A recent example was a hopeful restaurant owner put $70,000 into purchasing and rehabbing a building for his new restaurant, but after spending everything he had, he ended up $30,000 short. At this point no one could help him. If he would have come to the bank first and asked for a loan for $100k and said that he had $70k in savings that he was willing to pledge as cash collateral for the loan, the bank would have almost undoubtedly said yes. They would have taken the whole building as collateral, plus his $70k in cash and slapped an SBA Guarantee on the loan to cover 85% of the loan if it went bad. In this situation the bank could hardly lose.
Instead, the business owner asked the bank for $30,000 which is a small loan for a traditional bank, they wouldn’t make any interest income on the loan anyway, plus the owner had no savings, and his building was basically worthless at this point because it was all torn up and only halfway complete.
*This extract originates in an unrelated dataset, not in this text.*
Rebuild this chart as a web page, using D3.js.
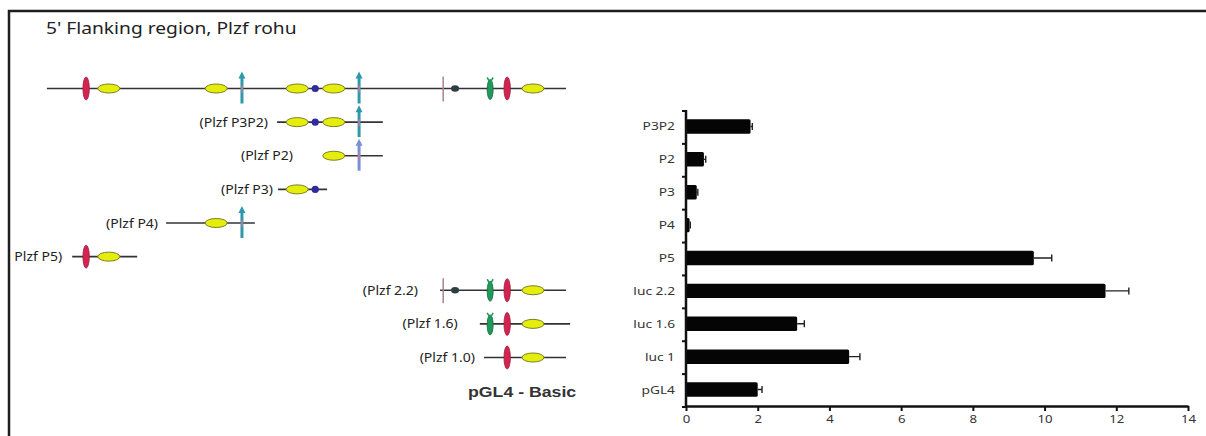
<!DOCTYPE html>
<html>
<head>
<meta charset="utf-8">
<script src="https://cdn.jsdelivr.net/npm/d3@7"></script>
<style>
  body { margin: 0; background: #fff; }
  svg { display: block; font-family: "Noto Sans", "Open Sans", sans-serif; }
</style>
</head>
<body>
<svg id="fig" width="1206" height="436"></svg>
<script>
// bar chart data
var categories = ["P3P2", "P2", "P3", "P4", "P5", "luc 2.2", "luc 1.6", "luc 1", "pGL4"];
var values = [1.8, 0.5, 0.3, 0.1, 9.7, 11.7, 3.1, 4.55, 2.0];
var errors = [0.05, 0.05, 0.03, 0.02, 0.5, 0.65, 0.2, 0.3, 0.12];
var xTicks = [0, 2, 4, 6, 8, 10, 12, 14];

// promoter map: sites along the 5' region (relative units 0-100)
var siteTypes = ["red", "yellow", "yellow", "arrow", "yellow", "dot", "yellow", "arrow", "tick", "dark", "green", "red", "yellow"];
var sitePos = [7.0, 11.4, 32.2, 37.2, 47.9, 51.4, 55.0, 59.9, 76.2, 78.5, 85.3, 88.6, 93.6];

// deletion constructs
var constructLabels = ["", "(Plzf P3P2)", "(Plzf P2)", "(Plzf P3)", "(Plzf P4)", "Plzf P5)", "(Plzf 2.2)", "(Plzf 1.6)", "(Plzf 1.0)"];
var constructStart = [-0.6, 44.0, 52.9, 44.2, 22.5, 4.3, 75.6, 83.3, 84.1];
var constructEnd = [100, 64.5, 64.5, 53.7, 39.7, 16.9, 100, 100.8, 100];
var constructSites = [
  [0, 1, 2, 3, 4, 5, 6, 7, 8, 9, 10, 11, 12],
  [4, 5, 6, 7],
  [6, 7],
  [4, 5],
  [2, 3],
  [0, 1],
  [8, 9, 10, 11, 12],
  [10, 11, 12],
  [11, 12]
];

var labelGap = [0, 9, 30, 5, 8, 10, 22, 22, 9];

var svg = d3.select("#fig");

// widen text a bit, the figure is stretched horizontally
function stretch(sel, k) {
  sel.each(function () {
    var w = this.getComputedTextLength();
    if (w > 0) {
      d3.select(this).attr("textLength", w * k).attr("lengthAdjust", "spacingAndGlyphs");
    }
  });
}

// frame
svg.append("path")
    .attr("d", "M9,436V11H1206")
    .attr("fill", "none")
    .attr("stroke", "#1e1e1e")
    .attr("stroke-width", 2.5);

svg.append("text")
    .attr("x", 46)
    .attr("y", 34)
    .attr("font-size", 16)
    .attr("fill", "#222")
    .text("5' Flanking region, Plzf rohu")
    .call(stretch, 1.2);

// ---- promoter diagram ----
var px = d3.scaleLinear().domain([0, 100]).range([50, 566]);
var rowY = d3.scalePoint().domain(d3.range(constructLabels.length)).range([88.5, 357.5]);

var rows = svg.append("g").selectAll("g")
    .data(constructLabels)
    .enter()
    .append("g")
    .attr("transform", function (d, i) { return "translate(0," + rowY(i) + ")"; });

rows.append("line")
    .attr("x1", function (d, i) { return px(constructStart[i]); })
    .attr("x2", function (d, i) { return px(constructEnd[i]); })
    .attr("stroke", "#333")
    .attr("stroke-width", 1.6);

rows.append("text")
    .attr("x", function (d, i) { return px(constructStart[i]) - labelGap[i]; })
    .attr("y", 4.5)
    .attr("text-anchor", "end")
    .attr("font-size", 12.5)
    .attr("fill", "#222")
    .text(function (d) { return d; })
    .call(stretch, 1.12);

function drawSite(g, type, x, row) {
  if (type === "yellow") {
    g.append("ellipse").attr("cx", x).attr("cy", 0).attr("rx", 11).attr("ry", 4.5)
        .attr("fill", "#e4ee0a").attr("stroke", "#7d7f2a").attr("stroke-width", 1);
  } else if (type === "red") {
    g.append("ellipse").attr("cx", x).attr("cy", 0).attr("rx", 3.2).attr("ry", 11.5)
        .attr("fill", "#d42350").attr("stroke", "#9a2040").attr("stroke-width", 0.8);
  } else if (type === "green") {
    g.append("ellipse").attr("cx", x).attr("cy", 1).attr("rx", 3).attr("ry", 10)
        .attr("fill", "#1f9a5c").attr("stroke", "#17663f").attr("stroke-width", 0.8);
    g.append("path").attr("d", "M" + (x - 3) + ",-11L" + x + ",-6L" + (x + 3) + ",-11")
        .attr("fill", "none").attr("stroke", "#1f9a5c").attr("stroke-width", 1.5);
  } else if (type === "dot") {
    g.append("circle").attr("cx", x).attr("cy", 0).attr("r", 3.6).attr("fill", "#2e2aa0");
  } else if (type === "dark") {
    g.append("ellipse").attr("cx", x).attr("cy", 0).attr("rx", 4).attr("ry", 3.2).attr("fill", "#2f3f40");
  } else if (type === "tick") {
    g.append("line").attr("x1", x).attr("x2", x).attr("y1", -12).attr("y2", 13)
        .attr("stroke", "#a88499").attr("stroke-width", 1.5);
  } else if (type === "arrow") {
    var col = row === 2 ? "#7a90d4" : "#2f98aa";
    g.append("line").attr("x1", x).attr("x2", x).attr("y1", -11).attr("y2", 15)
        .attr("stroke", col).attr("stroke-width", 3);
    g.append("path").attr("d", "M" + (x - 3.5) + ",-10L" + x + ",-17L" + (x + 3.5) + ",-10Z")
        .attr("fill", col);
    g.append("line").attr("x1", x).attr("x2", x).attr("y1", -3).attr("y2", 4)
        .attr("stroke", "#c07a9a").attr("stroke-width", 1.5);
  }
}

rows.each(function (d, i) {
  var g = d3.select(this);
  constructSites[i].forEach(function (j) {
    drawSite(g, siteTypes[j], px(sitePos[j]), i);
  });
});

svg.append("text")
    .attr("x", 468)
    .attr("y", 397)
    .attr("font-family", "Liberation Sans, Arial, sans-serif")
    .attr("font-weight", "bold")
    .attr("font-size", 15)
    .attr("fill", "#333")
    .text("pGL4 - Basic")
    .call(stretch, 1.18);

// ---- bar chart ----
var x = d3.scaleLinear().domain([0, 14]).range([686, 1188]);
var y = d3.scaleBand().domain(categories).range([110, 406]).paddingInner(0.56).paddingOuter(0.28);
var step = y.step();

var chart = svg.append("g");

chart.selectAll(".bar")
    .data(categories)
    .enter()
    .append("rect")
    .attr("class", "bar")
    .attr("x", x(0))
    .attr("y", function (d) { return y(d); })
    .attr("width", function (d, i) { return x(values[i]) - x(0); })
    .attr("height", y.bandwidth())
    .attr("rx", 1.5)
    .attr("fill", "#050505");

// error bars
chart.selectAll(".err")
    .data(categories)
    .enter()
    .append("path")
    .attr("class", "err")
    .attr("d", function (d, i) {
      var cy = y(d) + y.bandwidth() / 2;
      var x1 = x(values[i]), x2 = x(values[i] + errors[i]);
      return "M" + x1 + "," + cy + "H" + x2 + "M" + x2 + "," + (cy - 3.5) + "V" + (cy + 3.5);
    })
    .attr("fill", "none")
    .attr("stroke", "#222")
    .attr("stroke-width", 1.4);

// y axis with ticks between categories
chart.append("line")
    .attr("x1", x(0)).attr("x2", x(0))
    .attr("y1", 110).attr("y2", 406)
    .attr("stroke", "#111")
    .attr("stroke-width", 2.5);

chart.selectAll(".ytick")
    .data(d3.range(categories.length + 1))
    .enter()
    .append("line")
    .attr("class", "ytick")
    .attr("x1", x(0) - 4).attr("x2", x(0))
    .attr("y1", function (d) { return 110 + d * step + 1; })
    .attr("y2", function (d) { return 110 + d * step + 1; })
    .attr("stroke", "#111")
    .attr("stroke-width", 2);

chart.selectAll(".ylab")
    .data(categories)
    .enter()
    .append("text")
    .attr("class", "ylab")
    .attr("x", x(0) - 11)
    .attr("y", function (d) { return y(d) + y.bandwidth() / 2 + 4; })
    .attr("text-anchor", "end")
    .attr("font-size", 11)
    .attr("fill", "#333")
    .text(function (d) { return d; })
    .call(stretch, 1.25);

// x axis
var xAxis = chart.append("g")
    .attr("transform", "translate(0,406)")
    .call(d3.axisBottom(x).tickValues(xTicks).tickSize(5).tickSizeOuter(0));

xAxis.select(".domain").attr("stroke", "#111").attr("stroke-width", 2.5);
xAxis.selectAll(".tick line").attr("stroke", "#111").attr("stroke-width", 2);
xAxis.selectAll(".tick text")
    .attr("font-family", "Noto Sans, sans-serif")
    .attr("font-size", 11)
    .attr("fill", "#333")
    .attr("dy", "0.85em")
    .call(stretch, 1.2);
</script>
</body>
</html>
This poor guy had what he needed to start a successful restaurant, but he spent his life savings first. I urge any potential business owner to spend time creating financial projections before you invest your life savings into a business, this would have saved this particular entrepreneur $70,000. He would have realized that 70k was not enough to open and would have sought a loan from a bank first before jumping into the business.
The moral of the story is to preserve your cash because it gives your more options. It is better to keep 70k in cash and borrow $100k than to spend the 70k in cash and try to borrow 30k. Cash gives you options, so guard it closely!